Our primary project objective, which was to support the strengthening of democratic governance in Mongolia and enhance the capacity of the MPS in accordance with amendments to the Constitution of Mongolia, was successfully achieved through the Consolidating Parliamentary Democracy in Mongolia project, which was jointly implemented by the Swiss Agency for Development and Cooperation and the Secretariat of State Great Khural (Parliament) of Mongolia.

We are proud that the Parliament of Mongolia conducted its first-ever self-assessment on human rights and gender issues in November 2023. This assessment utilized the toolkit developed by the IPU in collaboration with the Office of the United Nations High Commissioner for Human Rights and other organizations.

Speaker of the State Great Khural G.Zandanshatar  stated, "This evaluation is the first of its kind in the history of the Mongolian parliament, conducted under the observation and attention of other parliaments worldwide. It is also a unique and significant event, considering two distinct but related concepts simultaneously."

IPU expert Meg Munn underlined, "It is worth noting that the Mongolian parliament will be often mentioned as the first parliament in the world to conduct its own assessment of human rights."

During a discussion of the self-assessment, members of the State Great Khural delivered presentations on human rights and gender issues in the parliamentary system, which were analyzed from different perspectives. This led to a constructive debate that positively impacted the quality of the assessment, making it more active and democratic. As a result, the optimal determination of further measures was made possible.

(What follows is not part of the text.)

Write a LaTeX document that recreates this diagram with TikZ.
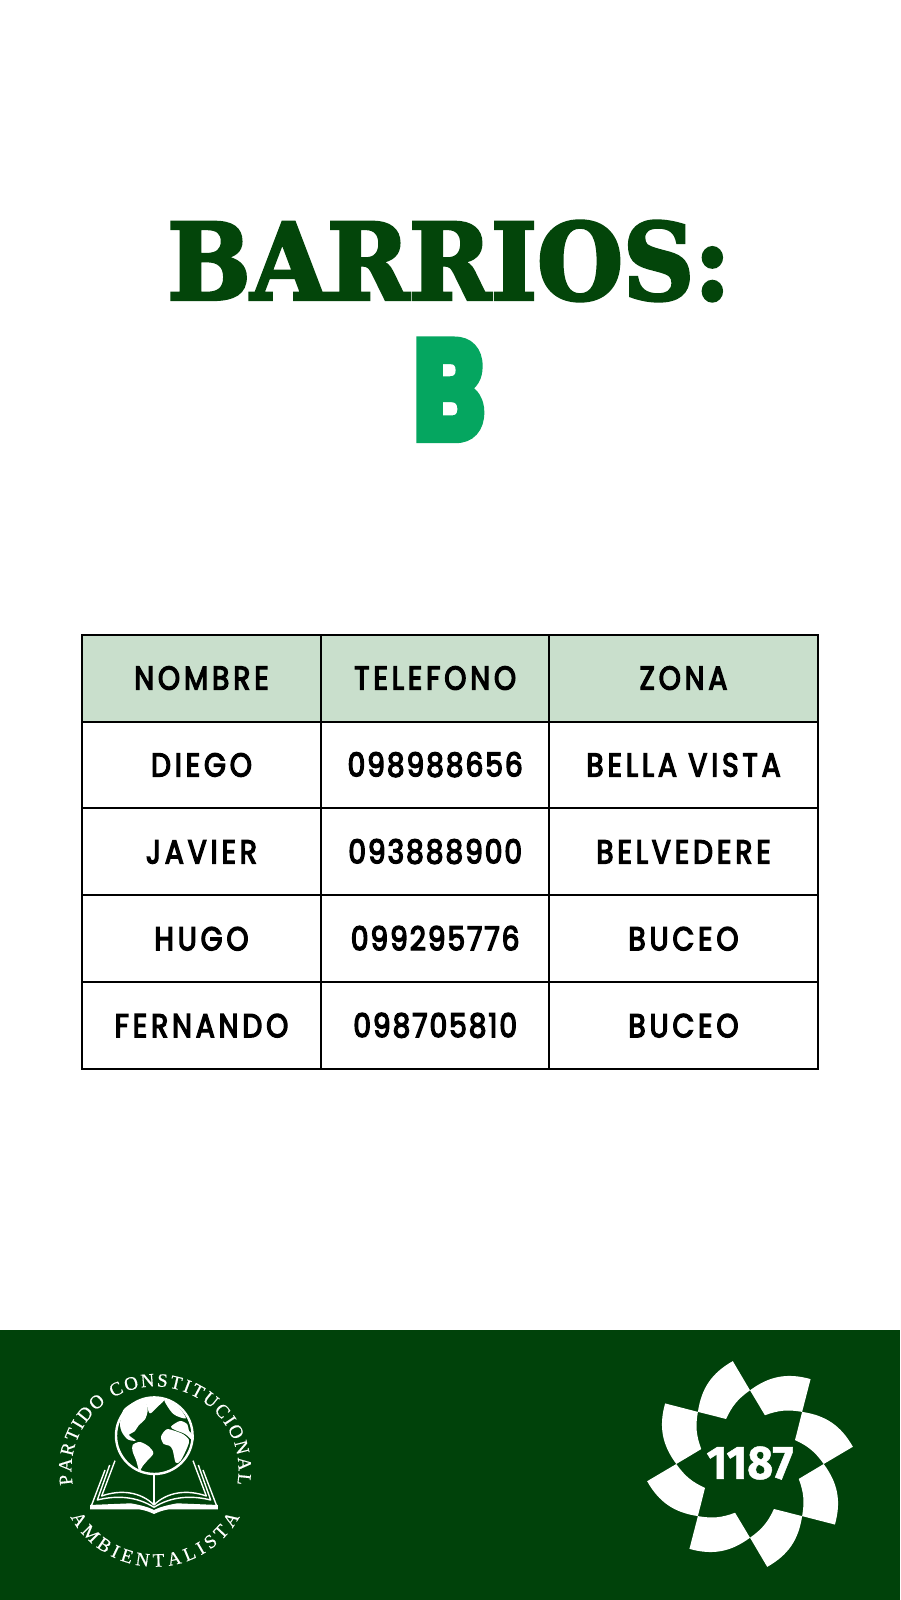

Ts. Munkhtsetseg, a member of the State Great Khural and Chair of the Human Rights Subcommittee, stated, “The parliament's self-assessment has yielded numerous ideas and suggestions for reforms that promise significant progress in ensuring human rights and gender equality in Mongolia. It is crucial to pay attention to their implementation.” This ensures that many important initiatives that emerged from the assessment are reflected in parliamentary activities.

MP Ts. Munkhtsetseg also noted, "The significance of this assessment lies not only in its historical value but also in the fact that it marks the beginning of a new phase in parliamentary reform. This assessment was conducted before the change in parliament's composition, which increased the number of members from 76 to 126. This is a significant change in the 33-year history of the permanent parliament."

"The assessment concluded that it is recommended to create a legal environment that respects human rights and gender sensitivity for the State Great Khural and its activities. Additionally, the policy will have a positive impact on the implementation of the Sustainable Development Goals, which the world is striving to achieve."

The Consolidating Parliamentary Democracy in Mongolia project achieved results by developing and endorsing a methodology for assessing the human rights impact of legislation presented to Parliament. Over 10 training sessions and policy discussions on gender issues were organized in collaboration with the National Human Rights Commission, the National Committee on Gender Equality, and civil society organizations.